U.S. Industrial Base To Support Australia’s SSN AUKUS Class Submarines

U.S. Defense Secretary Lloyd Austin speaks during a news briefing after participating a virtual Ukraine Defense Contact Group meeting at the Pentagon in Arlington, Virginia, U.S., November 16, 2022. REUTERS/Tom Brenner

The US submarine industrial base can and will support the AUKUS defence technology partnership to supply Australia with nuclear-powered submarines and will itself be strengthened by that project, a senior Pentagon official said on Wednesday.

Mara Karlin, acting deputy under secretary of defence for policy, made the statement at a hearing of a subcommittee of the House of Representatives Armed Services Committee, during a visit to Washington by Australian Prime Minister Anthony Albanese.

“AUKUS contributes to building a more robust defence industrial base ecosystem that contributes to integrated deterrence; and … the submarine industrial base can and will support AUKUS,” she said.

In a joint statement, the three representatives of the US Navy who testified at the hearing urged Congress to move ahead with President Joe Biden’s supplemental budget request last Friday, which earmarks $3.4 billion for further investments in the US submarine industrial base.

“This funding is critical to improve build and sustainment rates for attack submarines in order to meet U.S. military requirements, and will also support our commitments under AUKUS,” it said.

Twenty-five U.S. Republican lawmakers urged Biden in July to increase funding for the U.S. submarine fleet, saying that the plan under AUKUS to sell Australia Virginia-class nuclear-power submarines would “unacceptably weaken” the U.S. fleet without a clear plan to replace them.

Karlin said Congress was critical to the success of AUKUS, the biggest defense project in Australian history agreed to in response to China’s growing power in the Indo-Pacific.

She stressed the need for Congress to approve this year legislative proposals to authorize transfer of submarines to Australia, to allow maintenance of US submarines in Australia and Britain, and to authorize Australian funding for US shipyards and training of Australian workers in them.

She also highlighted a fourth proposal to streamline defence trade between the three AUKUS partners, something vital to AUKUS given the need to share US technology in the submarine project and a second AUKUS pillar involving three-way cooperation on high-tech weaponry.

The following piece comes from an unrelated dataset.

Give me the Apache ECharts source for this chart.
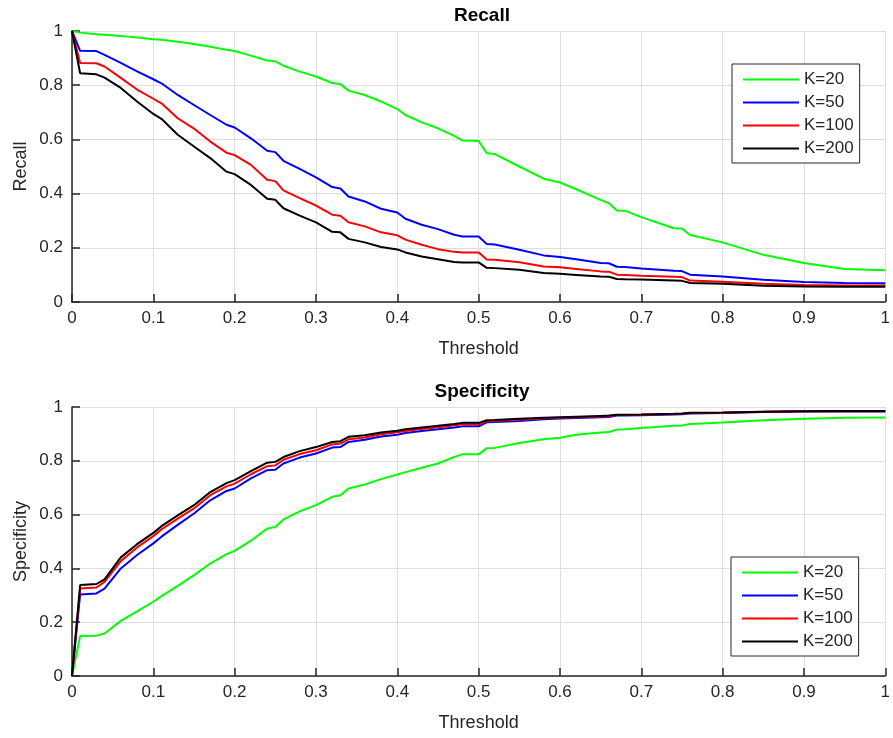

Australian and British officials have expressed frustration with US export controls holding back faster progress on AUKUS.

Albanese held summit talks with Biden on Wednesday that included the AUKUS project, and Democratic Representative Joe Courtney told the hearing the Australian leader would have the opportunity to discuss it with members of the US House and Senate on Thursday.

At a joint news conference with Albanese, Biden also urged congress to approve the AUKUS legislation this year.

Vice Admiral William Houston, commander of the US Navy’s Submarine Force, told the hearing it was “absolutely critical” Congress moved forward with the proposals, saying failure to do so would send a “significant” negative message to the Indo-Pacific.

The US submarine industry is hoping it can improve its production rate to meet demand from the US Navy and AUKUS.

The “fact is, the supply chain still remains very fragile”, Jason Aiken, General Dynamics’ chief financial officer, told analysts on Wednesday. “Any additional funding and support, whether it’s through the supplemental or other Navy support would be extremely helpful.”

Aiken said his company needed to increase its production rate from 1.2 Virginia-class submarines per year to two – this on top of one Columbia-class submarine. “Then we’ll look to AUKUS beyond that.”